7 thoughts on “How to Build a Core Japanese Vocabulary: the Organic Way

  1. Thank you so much for this post, Cure Dolly, and I could not agree more.

    I did find that I needed a prepared vocabulary list in addition to what I gleaned from Anime. That is because I was not very good at working out which words I really needed and which I did not, so I was missing some rather basic words. I used the prepared list from the Genki I & II textbooks, which were the grammar textbooks I studied from. Still, this was not instead of or before going out into the wild, but in addition to fill in some gaps with respect to basics.

    I do study kanii in isolation, but kanji are my strength, so I do that to use my strengths to build up my weaknesses, which I think is really important.

  2. In case there was any doubt, I do assume that before one tries to watch Japanese subtitled anime (my preferred starting method) one will have very basic vocabulary and grammar. The real core of the core Japanese vocabulary: ashi, inu, ue, shita, tsuki, etc, etc.

    With this it really doesn’t matter if you get it from lists or anywhere else. You can’t learn any grammar without some basic vocabulary, and I don’t recommend reading or watching on a basis of absolutely nothing. That is too steep a curve.

    Personally I didn’t go as far as Genki one or two lists (even though I did use those books as grammar checklists). Once I had very basic vocabulary, knew what the particles did, how the adjectives worked and could conjugate verbs I dived into my anime method.

    But people work differently and if very early lists suit you (as I said in the article) by all means use them. This is for getting the words found absolutely everywhere: the basic building blocks. After that (say the first 500 or so) I think the very concept of a single universal “core Japanese vocabulary” becomes more dubious with each added thousand.

  3. Hmm, I found doing Core2000 (and currently Nayr’s Core5000) was extremely helpful to me. It was merely a matter of convenience as a full-time working professional. As I got the hang of Anki, I started adding in words (err, sentences) from my readings. This has worked really well for me. But I do think people have unrealistic expectations about vocabulary lists and Anki in general. There’s no magical shortcut (that I’ve found…yet). (^○^)

    I think my biggest problem is finding things to read at my level. I like to read NHK Easy, Yahoo Kids, and manga, but in my 1.5 years of study, I’ve only been able to read one children’s novel about Hachiko. And it was a slog with all the unknown words. (T ^ T) I gave up on my current novel about a cute kitty…just too hard. It is very disheartening and tiring to have to stop every other sentence to look up a word, add it to my list, and put it into Anki later. I burn out really quick at that point. I don’t shy away from hard work generally, but I just couldn’t keep it up. Oh well, maybe someday.

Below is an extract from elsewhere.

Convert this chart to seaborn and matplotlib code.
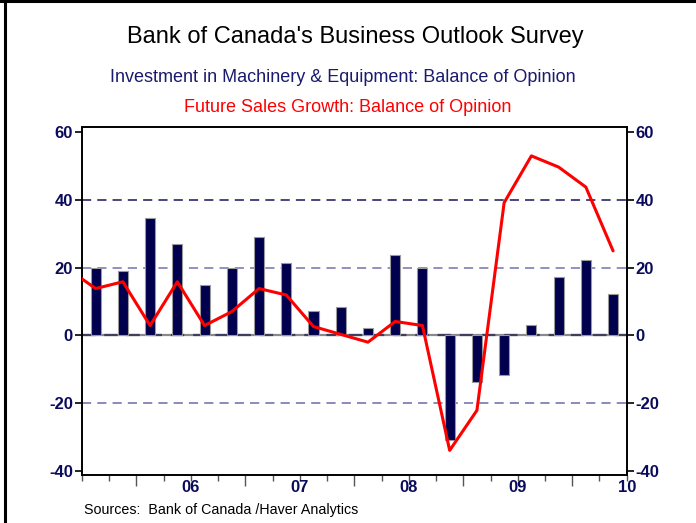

    Anyway, I enjoy reading your blog. Your articles are nice. Keep it up!

    1. Well, as you say there is no magic shortcut. It is a bit of a slog to add words, but I don’t find it spoils my enjoyment, but folks differ, of course.

      I would have said one word in two sentences wasn’t bad at all! Cure Yasashiku doesn’t look up words as she goes, she highlights them and deals with them (looking up and Ankifying) at a later stage unless they actually stop her understanding. There is also something to be said for wide-reading (full speed without dictionary, preferably something a little below your level).

      I am glad you find core lists useful. I am absolutely a believer in “If it’s working for you, use it”. Though as you are discovering, core lists don’t prepare you to read any book. To do that you really need to find a way to learn the book’s vocabulary.

      My suggestion would be (but I don’t know if it would work for you, we are all different): Put aside certain times to read your book. Your cute kitty one, or find an easier one if you think you need it (or have become a bit jaded with it).

      In these times you are a Japanese child. There isn’t any English to fall back on. You can only read your book as best you can (yes you can cheat with a J-E dictionary if you need to but that is your only “out of role” activity). See if you can enjoy it.

      Don’t be in a hurry. Don’t worry about how much you are or aren’t learning. Relax. Be a child. Enjoy your book. As with other children, there are bits you can’t quite get. But Japanese is your language. There isn’t another one. So just get what you can.

      This really is an adjustment of one’s mindset, and I think it is an important one. Switch from being a frustrated foreign Japanese learner to being a Japanese child with a lovely cute book that is ちょっと難しい。


      1. You make some interesting points, thanks! Perhaps a change in mindset will be helpful. In any case, I won’t be deterred in my quest to read more Japanese books. I will continue slogging away with my cute animal books. (^。^)

  4. I am really happy to hear that you will be continuing with your books. I do hope Cure Tadashiku’s suggestion helps you enjoy them. I don’t know if this sounds a bit silly, but I often like to remind myself of all the good things. How lucky I am to have such a nice book or game. How lovely it is that I can read it in Japanese even it it is hard. I am not stuck with an English translation. There is so much that is good and happy, but we all have a perverse tendency to focus on the negative unless we are careful!

    By the way we are doing some cute stories in our Horabanashi Shiritori (Tall Tales Shiritori) game over at the Forums. I really like this one (about some little animals who have no friends and search for friends through a telescope). (press ctrl-+ a few times if the print is a bit small) Advantages of the forums are a) You can use Rikaisama so the look-up process is instant (and you can pop it into your Anki with a single keypress if you install the Anki-Rikaisama addon) and b) We tend to use a considerably more limited range of vocabulary than Japanese books. But of course this isn’t instead of using native Japanese material.

    Another thing, if you would like to, is that you could start a thread on the Forums to talk about your progress and maybe what is happening in the story you are reading. That way you can feel a little more in company and we can cheer you on!

    Don’t worry that your Japanese is limited. English speaking learners tend to be terrified of using Japanese, but it is really beneficial to do so. And the Forums cater for people who are still using spaced hiragana, so you certainly won’t be the baby of the group. We all have kouhai and senpai on the Forums, which is one of the things that make it really nice, I think.